How To Talk To Customers Properly And Learn From Them.
You are not allowed to tell your customers what their problem is. They are not allowed to tell you what to build
I wrote in my previous post that asking the right questions and observing your customers in action is the key to understanding why they would need your product.
But asking a question is one thing, getting an insightful answer is another.
Here’s a story.
When I was in college I wanted to be a writer. Moreso, a travel journalist. I had read and watched Anthony Bourdain long enough to instill in me a fervent desire to meet people, talk to them, and paint portraits of their lives.
But I didn’t act on this for a while, till I read the book, Working by the famed broadcaster and author, Studs Terkel. It’s full of interview after interview of people talking about what they do all day and how they feel about what they do.
Curiosity Never Killed This Cat
Of Studs Terkel, it was said that he had enough friends and acquaintances to last several lifetimes. But to me, what stood out was his ability to ask the right question. After which he would listen keenly as the people he spoke to unwound themselves. This way, he got concrete facts about their lives and worldviews.
In ‘Who Built The Pyramids?’ He interviews a man who works in a steel mill. At this point, you might ask yourself, what could be interesting about a man who works in a steel mill?
A few pages later and you learn more about the man. He hates his job. It’s monotonous. But he has a three-year-old daughter and a son in college. So most times he finds solace at the pub, although sometimes he punches guys out. In his own words:
"People will bug you. You fend it off as much as you can with your mouth and when you can’t, you punch the guy out.
When you go into a place to have a beer and a guy challenges you—if you expect to go in that place again, you don’t leave."
Studs Terkel. Working
As a young man, he once punched his boss. It cost him a job. Now when he feels bad he’d rather just punch someone at the pub.
On weekdays, he is usually too tired to do anything after a full day's work. Sometimes his wife wants to play a puzzle. His three-year-old daughter is also keen to spend time with him. When he can, he watches television mostly, or reads erotica ‘so he can later do the homework.’ But on weekends you’ll likely find him reading Hemmingway or Whitman, or out for a picnic with the family…
Studs Terkel’s interviews flow so naturally because, first, he asks the right questions”:
“What are you going to do if a machine replaces you?” or,
“What do you do on weekends?”
“Way back, you spoke of the guys who built the pyramids, not the pharaohs, the unknowns. You put yourself in their category?”
Then he stays quiet and lets them talk, only interrupting to steer the conversation in a different direction.
Interview after interview, he asks questions or nudges people into the right topics should they veer off.

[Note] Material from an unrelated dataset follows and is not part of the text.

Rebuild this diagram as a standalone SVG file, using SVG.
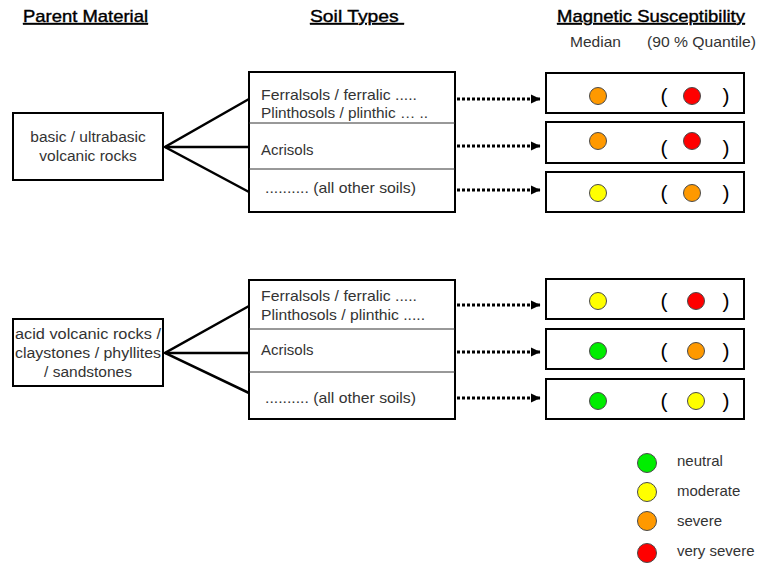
<svg xmlns="http://www.w3.org/2000/svg" width="759" height="563" viewBox="0 0 759 563">
<defs>
<marker id="ah" markerWidth="10" markerHeight="10" refX="9" refY="5" orient="auto" markerUnits="userSpaceOnUse">
<path d="M0,0.5 L9.5,5 L0,9.5 Z" fill="#000"/>
</marker>
</defs>
<style>
.head{font-family:"Liberation Sans",Arial,sans-serif;font-size:17px;fill:#000;stroke:#000;stroke-width:0.4;text-decoration:underline}
.txt{font-family:"Liberation Sans",Arial,sans-serif;font-size:15px;fill:#333}
.big{font-family:"Liberation Sans",Arial,sans-serif;font-size:15.5px;fill:#333}
.par{font-family:"Liberation Sans",Arial,sans-serif;font-size:21px;fill:#000}
.box{fill:#fff;stroke:#000;stroke-width:2}
.div{stroke:#333;stroke-width:1}
.link{stroke:#000;stroke-width:2.5;fill:none}
.arr{stroke:#000;stroke-width:3;stroke-dasharray:3 2;fill:none;marker-end:url(#ah)}
.g{fill:#00ee00;stroke:#4a4a4a;stroke-width:1}
.y{fill:#ffff00;stroke:#4a4a4a;stroke-width:1}
.o{fill:#ff9900;stroke:#4a4a4a;stroke-width:1}
.r{fill:#ff0000;stroke:#4a4a4a;stroke-width:1}
</style>
<rect width="759" height="563" fill="#fff"/>

<g id="headings">
<text class="head" x="23" y="22" textLength="125" lengthAdjust="spacingAndGlyphs">Parent Material</text>
<text class="head" x="310" y="22" textLength="94" lengthAdjust="spacingAndGlyphs" xml:space="preserve">Soil Types </text>
<text class="head" x="557" y="22" textLength="188" lengthAdjust="spacingAndGlyphs">Magnetic Susceptibility</text>
<text class="txt" x="570" y="47" textLength="51" lengthAdjust="spacingAndGlyphs">Median</text>
<text class="txt" x="647" y="47" textLength="109" lengthAdjust="spacingAndGlyphs">(90 % Quantile)</text>
</g>

<g id="connectors">
<polyline class="link" points="249,99 165,147 249,192"/>
<line class="link" x1="165" y1="147" x2="249" y2="147"/>
<polyline class="link" points="249,306 165,353 249,393"/>
<line class="link" x1="165" y1="353" x2="249" y2="353"/>
<line class="arr" x1="457" y1="99" x2="540" y2="99"/>
<line class="arr" x1="457" y1="146" x2="540" y2="146"/>
<line class="arr" x1="457" y1="190" x2="540" y2="190"/>
<line class="arr" x1="457" y1="305" x2="540" y2="305"/>
<line class="arr" x1="457" y1="352" x2="540" y2="352"/>
<line class="arr" x1="457" y1="398" x2="540" y2="398"/>
</g>

<g id="parent1">
<rect class="box" x="13" y="113" width="150" height="67"/>
<text class="big" x="88" y="142" text-anchor="middle">basic / ultrabasic</text>
<text class="big" x="88" y="161" text-anchor="middle">volcanic rocks</text>
</g>

<g id="parent2">
<rect class="box" x="13" y="319" width="150" height="67"/>
<text class="big" x="88" y="339" text-anchor="middle" textLength="146" lengthAdjust="spacingAndGlyphs">acid volcanic rocks /</text>
<text class="big" x="88" y="358" text-anchor="middle" textLength="146" lengthAdjust="spacingAndGlyphs">claystones / phyllites</text>
<text class="big" x="88" y="377" text-anchor="middle">/ sandstones</text>
</g>

<g id="soils1">
<rect class="box" x="249" y="72" width="206" height="140"/>
<line class="div" x1="249" y1="123" x2="455" y2="123"/>
<line class="div" x1="249" y1="169" x2="455" y2="169"/>
<text class="txt" x="261" y="100" textLength="156" lengthAdjust="spacingAndGlyphs">Ferralsols / ferralic .....</text>
<text class="txt" x="261" y="118" textLength="167" lengthAdjust="spacingAndGlyphs">Plinthosols / plinthic … ..</text>
<text class="txt" x="261" y="155">Acrisols</text>
<text class="txt" x="265" y="193" textLength="151" lengthAdjust="spacingAndGlyphs">.......... (all other soils)</text>
</g>

<g id="soils2">
<rect class="box" x="249" y="280" width="206" height="139"/>
<line class="div" x1="249" y1="329" x2="455" y2="329"/>
<line class="div" x1="249" y1="372" x2="455" y2="372"/>
<text class="txt" x="261" y="301" textLength="156" lengthAdjust="spacingAndGlyphs">Ferralsols / ferralic .....</text>
<text class="txt" x="261" y="320" textLength="164" lengthAdjust="spacingAndGlyphs">Plinthosols / plinthic .....</text>
<text class="txt" x="261" y="355">Acrisols</text>
<text class="txt" x="265" y="403" textLength="151" lengthAdjust="spacingAndGlyphs">.......... (all other soils)</text>
</g>

<g id="ms1">
<rect class="box" x="546" y="73" width="198" height="40"/>
<circle class="o" cx="598" cy="96" r="8.5"/>
<text class="par" x="664" y="103" text-anchor="middle">(</text>
<circle class="r" cx="692" cy="96" r="8.5"/>
<text class="par" x="726" y="103" text-anchor="middle">)</text>
</g>
<g id="ms2">
<rect class="box" x="546" y="122" width="198" height="41"/>
<circle class="o" cx="598" cy="141" r="8.5"/>
<text class="par" x="664" y="155" text-anchor="middle">(</text>
<circle class="r" cx="692" cy="141" r="8.5"/>
<text class="par" x="726" y="155" text-anchor="middle">)</text>
</g>
<g id="ms3">
<rect class="box" x="546" y="172" width="198" height="40"/>
<circle class="y" cx="598" cy="193" r="8.5"/>
<text class="par" x="664" y="200" text-anchor="middle">(</text>
<circle class="o" cx="692" cy="193" r="8.5"/>
<text class="par" x="726" y="200" text-anchor="middle">)</text>
</g>
<g id="ms4">
<rect class="box" x="546" y="279" width="198" height="40"/>
<circle class="y" cx="598" cy="301" r="8.5"/>
<text class="par" x="664" y="308" text-anchor="middle">(</text>
<circle class="r" cx="696" cy="301" r="8.5"/>
<text class="par" x="726" y="308" text-anchor="middle">)</text>
</g>
<g id="ms5">
<rect class="box" x="546" y="329" width="198" height="40"/>
<circle class="g" cx="598" cy="351" r="8.5"/>
<text class="par" x="664" y="358" text-anchor="middle">(</text>
<circle class="o" cx="696" cy="351" r="8.5"/>
<text class="par" x="726" y="358" text-anchor="middle">)</text>
</g>
<g id="ms6">
<rect class="box" x="546" y="379" width="198" height="40"/>
<circle class="g" cx="598" cy="401" r="8.5"/>
<text class="par" x="664" y="408" text-anchor="middle">(</text>
<circle class="y" cx="696" cy="401" r="8.5"/>
<text class="par" x="726" y="408" text-anchor="middle">)</text>
</g>

<g id="legend">
<circle class="g" cx="647" cy="463" r="9.5"/>
<text class="txt" x="677" y="466">neutral</text>
<circle class="y" cx="647" cy="492" r="9.5"/>
<text class="txt" x="677" y="496">moderate</text>
<circle class="o" cx="647" cy="521" r="9.5"/>
<text class="txt" x="677" y="526">severe</text>
<circle class="r" cx="647" cy="553" r="9.5"/>
<text class="txt" x="677" y="556">very severe</text>
</g>
</svg>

And most of the time he is just listening and telling the story as he heard it.
Ps. I eventually interviewed someone over coffee. It went well, you can read it here.
The Mom Test
Studs Terkel’s models set the basis for talking to your users, in that good questions will lead you to richer, more insightful truths.
It’s not anyone else’s responsibility to show us the truth. It is our responsibility to find it. We do that by asking good questions.
Similarly, the measure of the usefulness of any customer conversation is whether it gives us concrete facts about our customers’ lives and worldviews, and these facts in turn allow us to improve our business.
In his book, The Mom Test, Rob Fitzpatrick provides some simple rules for crafting a set of questions if your business is a good idea when everyone is lying to you.
Here are some examples of how questions could be effective or ineffective:
“Do you think X is a good idea?” - This is an awful question. Only the market can tell you if your idea is good, and opinions would be worthless in this case. Going back to Clayton’s idea of hiring a product for a job, it would serve you well to understand the job first.
Let’s say you’re building an app to help construction companies manage their suppliers. You might ask them to show you how they are currently doing it. Which parts they love or hate, or other tools and processes they’ve tried before they settled on what they’re currently using.
Watch out for problems that are kind of annoying but can be dealt with. A question like, “What are the implications of X?” would help you uncover this better. There are problems whose solution people will pay for, and there are some that they can tolerate. It behooves you to find out which is which and is also a good indicator for how to price your product.
Whenever possible, you want your customers to show you where the inefficiencies are, not just tell you where they think they are. A good question to get them to do this would be, “Talk/walk me through the last time X happened…” This way you learn through their actions rather than their opinions. And you’ll find that such a question provides more context such as what tools they use, how they spend their days, any constraints involved, and so on - answering many of your questions in one fell swoop.
They own the problem, you own the solution.
One of the recurring “criticisms” about talking to customers is that you’re abdicating your creative vision and building your product by committee. Given that people don’t know what they want, that wouldn’t be an effective approach.
Deciding what to build is your job. The questions to ask are about your customers’ lives: their problems, cares, constraints, and goals. You humbly and honestly gather as much information about them as you can and then take your visionary leap to a solution.
You aren’t allowed to tell them what their problem is, and in return, they aren’t allowed to tell you what to build. They own the problem, you own the solution.